I don't know how closely your real conversation resembles what you wrote here, but if it is close, I think your issue may be communication style, more than content. A statement like this is quite confrontational and abrasive, particularly if it had not been precipitated by a lot of conversation.
Quote:
She started crying and hung up on me.
If my child spoke so abruptly and abrasively, I would feel like I'd been punched in the gut. You know that this means a lot to her, so why not phrase it more gently. Why instead of putting it in terms of a confrontation (the last one I'll ever do), wouldn't you say something more like, "I have to be honest about my beliefs" or "I can't in good conscience lie to the priest and to you at a baptism and then raise my child not as a Catholic." To be honest, OP, the way you wrote that, sounds like you might have wanted to cause a reaction in your mother, not that you were hoping to soften the blow.
Quote:
I don't know why she assumed I would raise my children in the church when I don't believe in it.

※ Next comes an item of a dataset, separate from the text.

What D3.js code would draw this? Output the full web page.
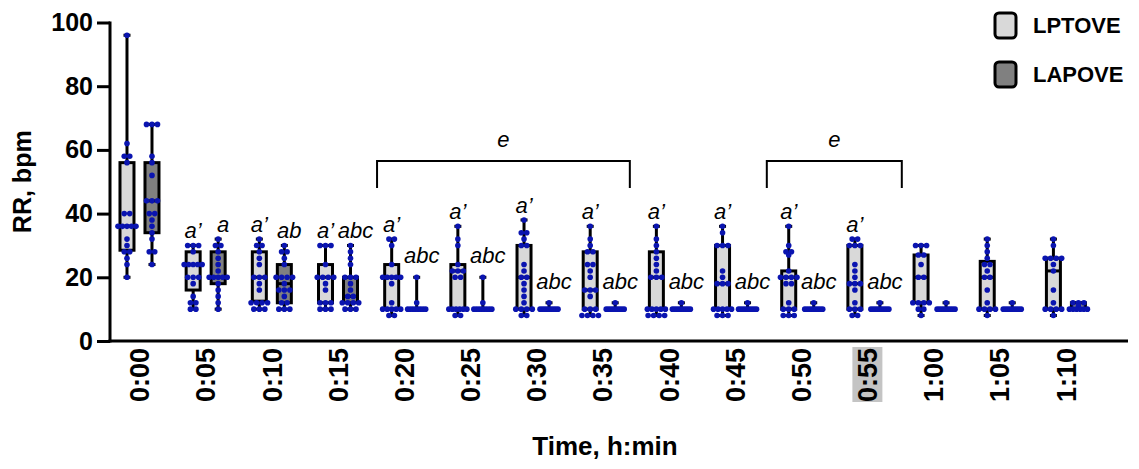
<!DOCTYPE html>
<html>
<head>
<meta charset="utf-8">
<script src="https://cdn.jsdelivr.net/npm/d3@7"></script>
<style>
  body { margin: 0; background: #fff; }
  text { font-family: "Liberation Sans", Arial, sans-serif; }
</style>
</head>
<body>
<script>
// time points (h:min)
const times = ["0:00","0:05","0:10","0:15","0:20","0:25","0:30","0:35","0:40","0:45","0:50","0:55","1:00","1:05","1:10"];
const seriesNames = ["LPTOVE", "LAPOVE"];

// box stats: [min, q1, median, q3, max]
const lptoveBox = [
  [20, 28.5, 36, 56, 96], [10, 16, 24, 28, 30], [10, 12.5, 20, 28, 32], [10, 12, 20, 24, 30],
  [8, 10, 20, 24, 32], [8, 10, 22, 24, 36], [8, 10, 20, 30, 38], [8, 10, 16, 28, 36],
  [8, 10, 20, 28, 36], [8, 10, 18, 30, 36], [8, 10, 20, 22, 36], [8, 10, 18, 30, 32],
  [8, 12, 20, 27, 30], [8, 10, 20, 25, 32], [8, 10, 22, 26, 32]
];
const lapoveBox = [
  [24, 34, 44, 56, 68], [10, 18, 20, 28, 32], [10, 12, 18, 24, 30], [10, 12, 14, 20, 30],
  [10, 10, 10, 10, 20], [10, 10, 10, 10, 20], [10, 10, 10, 10, 12], [10, 10, 10, 10, 12],
  [10, 10, 10, 10, 12], [10, 10, 10, 10, 12], [10, 10, 10, 10, 12], [10, 10, 10, 10, 12],
  [10, 10, 10, 10, 12], [10, 10, 10, 10, 12], [10, 10, 10, 12, 12]
];

// individual animals
const lptovePoints = [
  [96, 62, 58, 58, 56, 40, 40, 36, 36, 36, 36, 36, 32, 30, 28, 28, 26, 24, 20],
  [30, 30, 30, 28, 24, 24, 24, 24, 24, 20, 20, 20, 18, 14, 12, 12, 10, 10],
  [32, 30, 30, 28, 26, 24, 20, 20, 20, 18, 16, 12, 12, 12, 12, 10, 10, 10],
  [30, 30, 30, 24, 20, 20, 20, 20, 18, 16, 12, 12, 12, 10, 10, 10],
  [32, 32, 30, 24, 20, 20, 20, 20, 20, 18, 12, 10, 10, 10, 10, 10, 8, 8],
  [36, 32, 30, 24, 22, 22, 22, 20, 20, 10, 10, 10, 10, 10, 10, 8, 8],
  [38, 34, 34, 32, 30, 30, 24, 22, 20, 20, 18, 16, 14, 12, 10, 10, 10, 10, 8, 8],
  [36, 32, 30, 28, 28, 24, 24, 22, 20, 16, 16, 16, 14, 10, 10, 10, 8, 8, 8, 8],
  [36, 32, 30, 28, 26, 24, 22, 20, 20, 20, 10, 10, 10, 10, 10, 8, 8, 8, 8],
  [36, 34, 30, 30, 30, 22, 20, 18, 18, 18, 10, 10, 10, 10, 10, 8, 8, 8],
  [36, 30, 28, 28, 27, 22, 20, 20, 20, 20, 18, 18, 12, 10, 10, 10, 8, 8, 8],
  [32, 32, 30, 30, 30, 24, 22, 20, 18, 18, 18, 16, 12, 10, 10, 10, 8, 8],
  [30, 30, 30, 27, 27, 24, 20, 20, 12, 12, 12, 12, 10, 10, 8],
  [32, 30, 28, 26, 24, 24, 22, 20, 20, 16, 12, 10, 10, 10, 10, 8],
  [32, 30, 26, 26, 26, 26, 24, 22, 16, 12, 10, 10, 10, 10, 8]
];
const lapovePoints = [
  [68, 68, 68, 58, 56, 52, 44, 44, 44, 40, 40, 38, 36, 34, 32, 28, 28, 24],
  [32, 30, 30, 28, 26, 24, 22, 20, 20, 20, 20, 20, 18, 16, 14, 12, 10],
  [30, 28, 28, 26, 24, 20, 20, 20, 20, 18, 16, 16, 16, 14, 12, 12, 10, 10, 10],
  [30, 28, 26, 24, 20, 20, 20, 18, 16, 14, 14, 12, 12, 12, 12, 10, 10, 10],
  [20, 12, 10, 10, 10, 10, 10, 10, 10, 10],
  [20, 12, 10, 10, 10, 10, 10, 10, 10, 10],
  [12, 10, 10, 10, 10, 10, 10, 10, 10, 10],
  [12, 10, 10, 10, 10, 10, 10, 10, 10, 10],
  [12, 10, 10, 10, 10, 10, 10, 10, 10, 10],
  [12, 10, 10, 10, 10, 10, 10, 10, 10, 10],
  [12, 10, 10, 10, 10, 10, 10, 10, 10, 10],
  [12, 10, 10, 10, 10, 10, 10, 10, 10, 10],
  [12, 10, 10, 10, 10, 10, 10, 10, 10, 10],
  [12, 10, 10, 10, 10, 10, 10, 10, 10, 10],
  [12, 12, 12, 11, 10, 10, 10, 10, 10, 10]
];

// significance letters
const lptoveLetters = ["", "a’", "a’", "a’", "a’", "a’", "a’", "a’", "a’", "a’", "a’", "a’", "", "", ""];
const lapoveLetters = ["", "a", "ab", "abc", "abc", "abc", "abc", "abc", "abc", "abc", "abc", "abc", "", "", ""];
const brackets = [["0:20", "0:35", "e"], ["0:50", "0:55", "e"]];
const yTicks = [0, 20, 40, 60, 80, 100];

const W = 1139, H = 469;
const svg = d3.select("body").append("svg").attr("width", W).attr("height", H);

const x = d3.scaleBand().domain(times).range([106.4, 1099]);
const y = d3.scaleLinear().domain([0, 100]).range([341, 22.5]);
const off = { LPTOVE: -12.5, LAPOVE: 12.5 };
const fills = { LPTOVE: "#d9d9d9", LAPOVE: "#808080" };
const dotColor = "#0a14b0";
const bw = 14;

const series = [
  { name: "LPTOVE", box: lptoveBox, pts: lptovePoints, letters: lptoveLetters },
  { name: "LAPOVE", box: lapoveBox, pts: lapovePoints, letters: lapoveLetters }
];

// axes
const yAxis = svg.append("g")
  .attr("transform", "translate(110,0)")
  .call(d3.axisLeft(y).tickValues(yTicks).tickSize(13).tickSizeOuter(0).tickPadding(4));
yAxis.select(".domain").attr("stroke-width", 3).attr("d", `M0,${y(0) + 1.5}V${y(100) - 1}`);
yAxis.selectAll(".tick line").attr("stroke-width", 3);
yAxis.selectAll(".tick text").attr("font-size", 25).attr("font-weight", "bold").attr("fill", "#000");

const xAxis = svg.append("g")
  .attr("transform", `translate(0,${y(0)})`)
  .call(d3.axisBottom(x).tickSize(0));
xAxis.select(".domain").remove();
xAxis.selectAll(".tick").filter(d => d === "0:55")
  .insert("rect", "text")
  .attr("x", -15).attr("y", 6).attr("width", 30).attr("height", 55)
  .attr("fill", "#c4c4c4");
xAxis.selectAll(".tick text")
  .attr("transform", "rotate(-90)")
  .attr("x", -7).attr("y", 0).attr("dy", "0.36em")
  .attr("text-anchor", "end")
  .attr("font-size", 27).attr("font-weight", "bold").attr("fill", "#000");
svg.append("line")
  .attr("x1", 108.5).attr("x2", 1128)
  .attr("y1", y(0)).attr("y2", y(0))
  .attr("stroke", "#000").attr("stroke-width", 3);

// axis titles
svg.append("text")
  .attr("transform", `translate(31,${(y(0) + y(100)) / 2}) rotate(-90)`)
  .attr("text-anchor", "middle")
  .attr("font-size", 25).attr("font-weight", "bold")
  .text("RR, bpm");
svg.append("text")
  .attr("x", 605).attr("y", 455)
  .attr("text-anchor", "middle")
  .attr("font-size", 26).attr("font-weight", "bold")
  .text("Time, h:min");

// boxes
series.forEach(s => {
  const g = svg.append("g");
  s.box.forEach((b, i) => {
    const cx = x(times[i]) + x.bandwidth() / 2 + off[s.name];
    const [mn, q1, md, q3, mx] = b;
    g.append("line").attr("x1", cx).attr("x2", cx).attr("y1", y(mn)).attr("y2", y(mx))
      .attr("stroke", "#000").attr("stroke-width", 3);
    [mn, mx].forEach(v => g.append("line")
      .attr("x1", cx - 3.5).attr("x2", cx + 3.5).attr("y1", y(v)).attr("y2", y(v))
      .attr("stroke", "#000").attr("stroke-width", 3));
    if (q3 > q1) {
      g.append("rect")
        .attr("x", cx - bw / 2).attr("y", y(q3))
        .attr("width", bw).attr("height", y(q1) - y(q3))
        .attr("fill", fills[s.name]).attr("stroke", "#000").attr("stroke-width", 3);
      g.append("line").attr("x1", cx - bw / 2).attr("x2", cx + bw / 2)
        .attr("y1", y(md)).attr("y2", y(md))
        .attr("stroke", "#000").attr("stroke-width", 3);
    }
  });
});

// dots (simple horizontal spread of equal values)
series.forEach(s => {
  const g = svg.append("g");
  s.pts.forEach((arr, i) => {
    const cx = x(times[i]) + x.bandwidth() / 2 + off[s.name];
    const counts = d3.rollup(arr, v => v.length, d => d);
    counts.forEach((n, v) => {
      const sp = n > 1 ? Math.min(5.5, 18 / (n - 1)) : 0;
      for (let k = 0; k < n; k++) {
        g.append("circle")
          .attr("cx", cx + (k - (n - 1) / 2) * sp)
          .attr("cy", y(v))
          .attr("r", 2.8)
          .attr("fill", dotColor);
      }
    });
  });
});

// letters above whiskers
series.forEach(s => {
  s.letters.forEach((t, i) => {
    if (!t) return;
    const mx = s.box[i][4];
    const cx = x(times[i]) + x.bandwidth() / 2 + off[s.name] + (s.name === "LAPOVE" ? 5 : 0);
    const gap = (s.name === "LAPOVE" && mx < 25) ? 14 : 7;
    svg.append("text")
      .attr("x", cx).attr("y", y(mx) - gap)
      .attr("text-anchor", "middle")
      .attr("font-size", 22).attr("font-style", "italic")
      .text(t);
  });
});

// brackets
const bracketPad = [0.41, 0.52];
brackets.forEach((b, j) => {
  const x1 = x(b[0]) + x.bandwidth() / 2 - bracketPad[j] * x.step();
  const x2 = x(b[1]) + x.bandwidth() / 2 + bracketPad[j] * x.step();
  svg.append("path")
    .attr("d", `M${x1},${y(48)}V${y(56.5)}H${x2}V${y(48)}`)
    .attr("fill", "none").attr("stroke", "#000").attr("stroke-width", 2);
  svg.append("text")
    .attr("x", (x1 + x2) / 2).attr("y", y(61))
    .attr("text-anchor", "middle")
    .attr("font-size", 22).attr("font-style", "italic")
    .text(b[2]);
});

// legend
const leg = svg.append("g");
seriesNames.forEach((n, i) => {
  const ly = 13 + i * 49;
  leg.append("rect")
    .attr("x", 995).attr("y", ly).attr("width", 21).attr("height", 25).attr("rx", 4)
    .attr("fill", fills[n]).attr("stroke", "#000").attr("stroke-width", 3);
  leg.append("text")
    .attr("x", 1033).attr("y", ly + 12.5).attr("dy", "0.36em")
    .attr("font-size", 22).attr("font-weight", "bold")
    .text(n);
});
</script>
</body>
</html>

I read in another post that you had informed her that you had lost your faith, but I'm guessing this is not something that has been discussed much since? Well, parents are funny - we want what is best for our children. We have watched them NOT know what is best for themselves, and we have seen our children go through many phases and changes. Perhaps she thought that your loss of faith was a passing thing. Perhaps she expected that your faith would be awakened when you had a child. Most likely, she was hoping desperately that you would someday reclaim your faith because she knows it would be so valuable to you, not only in this life, but for your salvation. So if you weren't regularly discussing faith and philosophy with her, and you haven't given her indications that you weren't going to baptize your baby), then it is understandable that her hope might have been ignited.

Remember, from your perspective (that of the child, and that of a non-believer), you are simply forging your own path. From her perspective, you are rejecting God himself. You, the child who your mother nurtured in the womb and for all the years of your childhood...now your very salvation is at risk. Think of how much you love your new little one. Think of what you would sacrifice to save your little one (would you jump in front of a bus for her?). This is how your mom feels about you. Only she can't jump in front of this bus for you. She has to watch you stand in front of it with your new baby. Hell is a big deal to Catholics, at least those who understand their beliefs. Think of how hard that must be to watch your new little girl put herself in peril, and be helpless against it. This stuff is hard on parents. Be gentle with your parents, and cut them a little slack for being upset.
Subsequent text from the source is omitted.